As it is emerging, the 1980 platform will indeed depart from the 1976 document. For example, the 1976 platform lambasted Republican energy policies as "illusions," not least for their reliance on the free-market approach to energy prices that the Carter administration has since embraced. In fact, the 1976 platform's energy plank is very close to Kennedy's energy proposals this year, but none of them will be included in the 1980 version.
The 1980 platform will not include a series of promises made in 1976 for full funding of domestic social programs, will be weaker in its pledges to causes favored by organized labor, and will offer less ambitious economic plans.
Whether any of these departures will provoke a fight in the full platform committee or at the convention remains problematical. At the moment the Carter camp seems to be fully in control. "The majority . . . is in the position to dictate whatever it wants in the platform," Kennedy aide Edelman said yesterday.
Any hope of overturning that majority must depend -- like the remaining hopes for Kennedy's candidacy -- on unforseen developments that might shake the loyalty of Carter delegates to the national convention in August.
In the best Democratic Party tradition, the two factions in this platform-drafting squabble made some efforts to behave politely to one another, but quickly fell to squabbling.
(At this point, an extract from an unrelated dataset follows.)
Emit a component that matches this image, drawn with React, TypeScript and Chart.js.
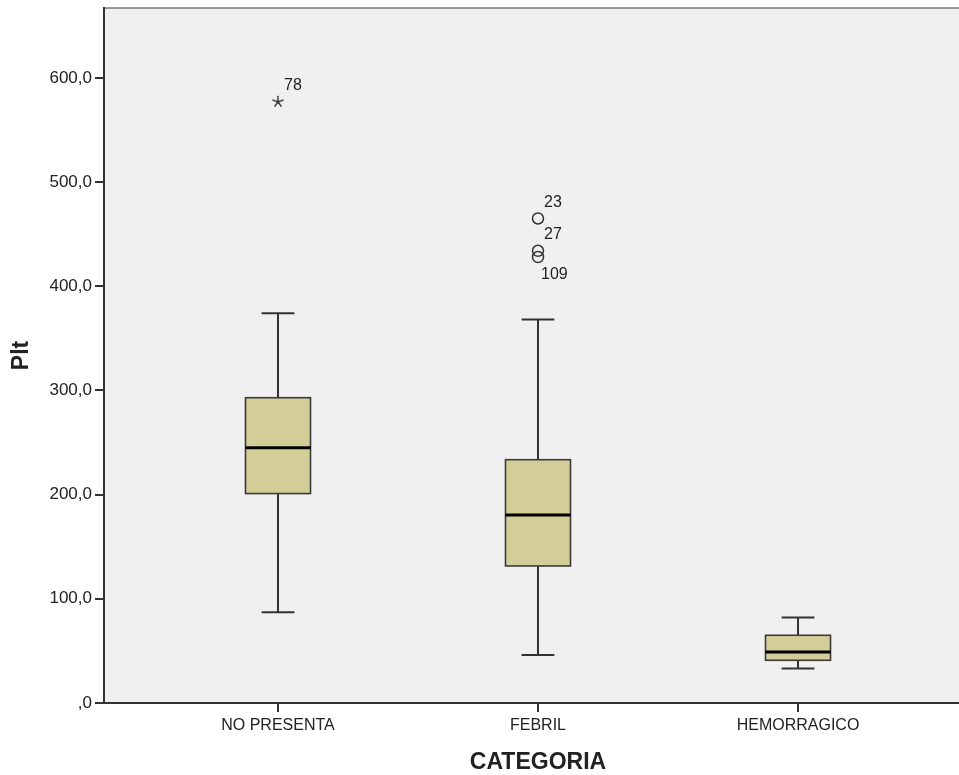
import React, { useEffect, useRef } from "react";
import { Chart, registerables } from "chart.js";

Chart.register(...registerables);

const categories = ["NO PRESENTA", "FEBRIL", "HEMORRAGICO"];
const whiskerLow = [87, 46, 33];
const q1 = [201, 131.5, 41];
const median = [245, 180.5, 49];
const q3 = [293, 233.5, 65];
const whiskerHigh = [374, 368, 82];

// outliers: category index (1-based), value, case label
const extremeCat = [1];
const extremeVal = [577];
const extremeLab = ["78"];
const outlierCat = [2, 2, 2];
const outlierVal = [465, 434, 428];
const outlierLab = ["23", "27", "109"];
const outlierLabelSide = ["above", "above", "below"];
const extremeLabelSide = ["above"];

const yTicks = [0, 100, 200, 300, 400, 500, 600];
const xTitle = "CATEGORIA";
const yTitle = "Plt";

const FONT = "'Liberation Sans', Arial, sans-serif";
const DARK = "#333333";

function makeStar(): HTMLCanvasElement {
  const c = document.createElement("canvas");
  c.width = 14;
  c.height = 14;
  const g = c.getContext("2d")!;
  g.strokeStyle = DARK;
  g.lineWidth = 1.4;
  g.beginPath();
  for (let i = 0; i < 5; i++) {
    const a = -Math.PI / 2 + (i * 2 * Math.PI) / 5;
    g.moveTo(7, 7);
    g.lineTo(7 + 6 * Math.cos(a), 7 + 6 * Math.sin(a));
  }
  g.stroke();
  return c;
}

const zeroPad = (s: any) => {
  s.paddingTop = 0;
  s.paddingBottom = 0;
  s.paddingLeft = 0;
  s.paddingRight = 0;
};

const boxPlugin = {
  id: "boxPlugin",
  beforeDraw(chart: any) {
    const { ctx, chartArea } = chart;
    ctx.save();
    ctx.fillStyle = "#F0F0F0";
    ctx.fillRect(chartArea.left, chartArea.top, chartArea.right - chartArea.left, chartArea.bottom - chartArea.top);
    ctx.strokeStyle = "#777777";
    ctx.lineWidth = 1.5;
    ctx.beginPath();
    ctx.moveTo(chartArea.left, chartArea.top);
    ctx.lineTo(chartArea.right, chartArea.top);
    ctx.stroke();
    ctx.restore();
  },
  beforeDatasetsDraw(chart: any) {
    const { ctx } = chart;
    const xs = chart.scales.x;
    const ys = chart.scales.y;
    const boxHalf = 0.125;
    const capHalf = 0.063;
    ctx.save();
    categories.forEach((_, i) => {
      const cx = i + 1;
      const xc = xs.getPixelForValue(cx);
      const xl = xs.getPixelForValue(cx - boxHalf);
      const xr = xs.getPixelForValue(cx + boxHalf);
      const cl = xs.getPixelForValue(cx - capHalf);
      const cr = xs.getPixelForValue(cx + capHalf);
      const yLo = ys.getPixelForValue(whiskerLow[i]);
      const yQ1 = ys.getPixelForValue(q1[i]);
      const yMed = ys.getPixelForValue(median[i]);
      const yQ3 = ys.getPixelForValue(q3[i]);
      const yHi = ys.getPixelForValue(whiskerHigh[i]);
      ctx.strokeStyle = DARK;
      ctx.lineWidth = 2;
      ctx.beginPath();
      ctx.moveTo(xc, yQ3);
      ctx.lineTo(xc, yHi);
      ctx.moveTo(cl, yHi);
      ctx.lineTo(cr, yHi);
      ctx.moveTo(xc, yQ1);
      ctx.lineTo(xc, yLo);
      ctx.moveTo(cl, yLo);
      ctx.lineTo(cr, yLo);
      ctx.stroke();
      ctx.fillStyle = "#D3CE97";
      ctx.fillRect(xl, yQ3, xr - xl, yQ1 - yQ3);
      ctx.strokeStyle = "#3a3a3a";
      ctx.lineWidth = 1.6;
      ctx.strokeRect(xl, yQ3, xr - xl, yQ1 - yQ3);
      ctx.strokeStyle = "#000000";
      ctx.lineWidth = 3;
      ctx.beginPath();
      ctx.moveTo(xl, yMed);
      ctx.lineTo(xr, yMed);
      ctx.stroke();
    });
    ctx.restore();
  },
  afterDatasetsDraw(chart: any) {
    const { ctx } = chart;
    const xs = chart.scales.x;
    const ys = chart.scales.y;
    ctx.save();
    ctx.fillStyle = "#222222";
    ctx.font = `16px ${FONT}`;
    ctx.textAlign = "left";
    ctx.textBaseline = "middle";
    const drawLab = (c: number, v: number, lab: string, side: string) => {
      const px = xs.getPixelForValue(c);
      const py = ys.getPixelForValue(v);
      if (side === "above") ctx.fillText(lab, px + 6, py - 16);
      else ctx.fillText(lab, px + 3, py + 18);
    };
    extremeCat.forEach((c, i) => drawLab(c, extremeVal[i], extremeLab[i], extremeLabelSide[i]));
    outlierCat.forEach((c, i) => drawLab(c, outlierVal[i], outlierLab[i], outlierLabelSide[i]));
    ctx.restore();
  },
  afterDraw(chart: any) {
    const { ctx } = chart;
    const xs = chart.scales.x;
    const ys = chart.scales.y;
    ctx.save();
    ctx.fillStyle = "#222222";
    ctx.font = `bold 23px ${FONT}`;
    ctx.textAlign = "center";
    ctx.textBaseline = "middle";
    ctx.fillText(xTitle, xs.getPixelForValue(2), 763);
    ctx.translate(22, (ys.top + ys.bottom) / 2);
    ctx.rotate(-Math.PI / 2);
    ctx.fillText(yTitle, 0, 0);
    ctx.restore();
  },
};

export default function App() {
  const ref = useRef<HTMLCanvasElement>(null);
  useEffect(() => {
    if (!ref.current) return;
    const star = makeStar();
    const chart = new Chart(ref.current, {
      type: "scatter",
      data: {
        datasets: [
          {
            data: outlierCat.map((c, i) => ({ x: c, y: outlierVal[i] })),
            pointStyle: "circle",
            pointRadius: 5.5,
            pointBorderWidth: 1.5,
            pointBorderColor: DARK,
            pointBackgroundColor: "rgba(0,0,0,0)",
          },
          {
            data: extremeCat.map((c, i) => ({ x: c, y: extremeVal[i] })),
            pointStyle: star,
            pointRadius: 7,
          },
        ],
      },
      options: {
        animation: false,
        responsive: false,
        layout: { autoPadding: false, padding: { top: 8, right: 0, left: 0, bottom: 0 } },
        plugins: { legend: { display: false }, tooltip: { enabled: false } },
        scales: {
          x: {
            type: "linear",
            min: 0.3308,
            max: 3.6192,
            afterBuildTicks: (s: any) => {
              s.ticks = categories.map((_, i) => ({ value: i + 1 }));
            },
            afterFit: (s: any) => {
              s.height = 72;
              zeroPad(s);
            },
            grid: { display: true, drawOnChartArea: false, drawTicks: true, tickLength: 9, color: DARK, lineWidth: 2 },
            border: { display: true, color: DARK, width: 2 },
            ticks: {
              callback: (v: any) => categories[Number(v) - 1] ?? "",
              font: { family: FONT, size: 16 },
              color: "#222222",
              padding: 4,
              maxRotation: 0,
              autoSkip: false,
            },
          },
          y: {
            min: 0,
            max: 667,
            afterBuildTicks: (s: any) => {
              s.ticks = yTicks.map((v) => ({ value: v }));
            },
            afterFit: (s: any) => {
              s.width = 104;
              zeroPad(s);
            },
            grid: { display: true, drawOnChartArea: false, drawTicks: true, tickLength: 9, color: DARK, lineWidth: 2 },
            border: { display: true, color: DARK, width: 2 },
            ticks: {
              callback: (v: any) => (Number(v) === 0 ? ",0" : Number(v).toFixed(1).replace(".", ",")),
              font: { family: FONT, size: 17 },
              color: "#222222",
              padding: 3,
            },
          },
        },
      },
      plugins: [boxPlugin],
    });
    return () => chart.destroy();
  }, []);
  return (
    <div style={{ position: "absolute", left: 0, top: 0, width: 959, height: 775, background: "#ffffff" }}>
      <canvas ref={ref} width={959} height={775} />
    </div>
  );
}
Sharp accusations have been exchanged all week, and according to participants in the closed drafting sessions, they have often been heated.
At one point Wednesday night, sources said, a Kennedy spokesman was reading quotations from Carter's past statements on energy that argued against the energy policies the president has now adopted. Sen. Daniel Patrick Moynihan (D-N.Y.), the one "independent" on the subcommittee, interrupted this process to say that no one should be held accountable for statements about energy made more that five months ago.
Gov. Richard Riley of South Carolina, hand-picked by the Carter campaign, had chaired the drafting subcommittee.